Sabemos que el poder, para mantener su reino, se sostiene en estrategias de dominación que no tienen miramiento alguno, ni por la verdad, ni menos aún por la ética. Sin embargo, no se trata solamente de eso, vivimos en una época en que, con la caída de valores e ideales, ya no se trata ni siquiera del “como sí”, del semblante, de la ficción, esa distancia simbólica entre el horizonte a alcanzar, el discurso y lo que verdaderamente se obtiene.

El pretendido fin de las ideologías, si bien no se traduce en la resignación de las aspiraciones emancipatorias, sí es contenido y designio del reinado del mercado. Y ese afán de ganancia absoluta y desmedida, obsceno como es, va de la mano del ejercicio cada vez más desenfadado de la inescrupulosidad.

La acumulación económica, el show de los paraísos fiscales, el vaciamiento del Estado, su usufructo para la especulación financiera, el enriquecimiento ilícito, la feroz ofensiva del capital que no tolera límites en su excesiva escalada de lucro, requiere para su sostenimiento y su usura sin frontera, de un discurso, un relato, una prédica, un guión a través del cual expongan su real en una mentira organizada. De ahí surge la construcción de un “sentido común”, una “opinión pública” basada en la estructura de ficción que tiene la verdad.

Para conceptualizar la verdad afirmaba Lacan: “yo digo siempre la verdad. No toda. Puesto que a decirla toda no alcanzamos. Decirla toda es imposible, materialmente las palabras faltan para ello. Incluso por ese imposible, la verdad es solidaria de lo real”. Y es esto precisamente lo que el sistema del ocultamiento viene a vulnerar, haciendo lugar a lo que se presenta como “verdadero” en relación al efecto del discurso.

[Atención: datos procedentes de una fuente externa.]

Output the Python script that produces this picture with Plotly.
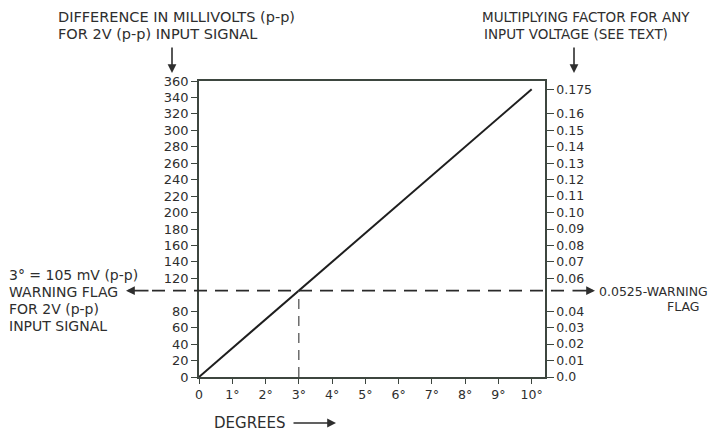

Por eso, deconstruir el artificio discursivo de los llamados “mentimedios” implica desocultar no solo lo oculto en el discurso, sino también el mecanismo, el enorme dispositivo confeccionado para operar sobre la subjetividad a través de enunciados que se tornan axiomas, que la gente repite como verdades absolutas.

El propósito de las llamadas “fake news” es profanar. Subvertir con ideas o acciones el estatuto de la verdad, sin respetar siquiera su naturaleza ficcional que es la que introduce la subjetividad en juego, el sujeto singular, lo no colonizable. Aquello que puede hacer lugar a la posición de mayor libertad o autonomía del ser humano, en torno a lo que puede armar intersección entre la elección desde su propio deseo y lo que hace al bien común. Y esto alude a la responsabilidad. Por eso apuntan ahí, en su ambición de gobernarlo todo, hasta lo más íntimo de sus blancos: que es el ser humano devenido mercancía.

Y es frente a eso, que en tanto comunicadores, debemos estar atentos. Es desde ese abordaje advertido que tenemos que leer la realidad, en el marco de la ofensiva de quienes no están dispuestos a ceder absolutamente nada en sus desmedidas pretensiones.

Todo les sirve a sus aviesos fines: vincular una muerte que atañe a otras cuestiones a la responsabilidad institucional; utilizar las emociones que como señal de angustia representan mecanismos de defensa en situación de aislamiento contra esa medida que es hasta ahora la única conocida como eficiente para preservar la vida; plantear una falsa dicotomía en relación con la economía para sostener estrategias de probado fracaso en otras latitudes y otros innumerables modos en que la derecha y la reacción militan la llamada “anticuarentena”. Pero lejos de estar motivados por causas humanitarias loables y justas, los mueve el odio y la irracionalidad, pasiones que propician en la gente que, paradójicamente, es hablada en sus opiniones por el discurso del amo.

Por eso es clave la disputa cultural, por el sentido. Y por eso es necesario comprender la lógica de estos procesos para que la respuesta de este lado no sea vociferar en sentido contrario sino poder ir al hueso del asunto apuntando a deconsistir esas pasiones que pueden desplegar las miserias humanas en contra, precisamente, del propio ser humano.

Pasiones oscuras que deberemos enfrentar con unidad, inteligencia, solidaridad y grandeza, poniendo en juego el deseo decidido que es el que puede sostener, de la buena manera, las causas justas. Ahora y siempre.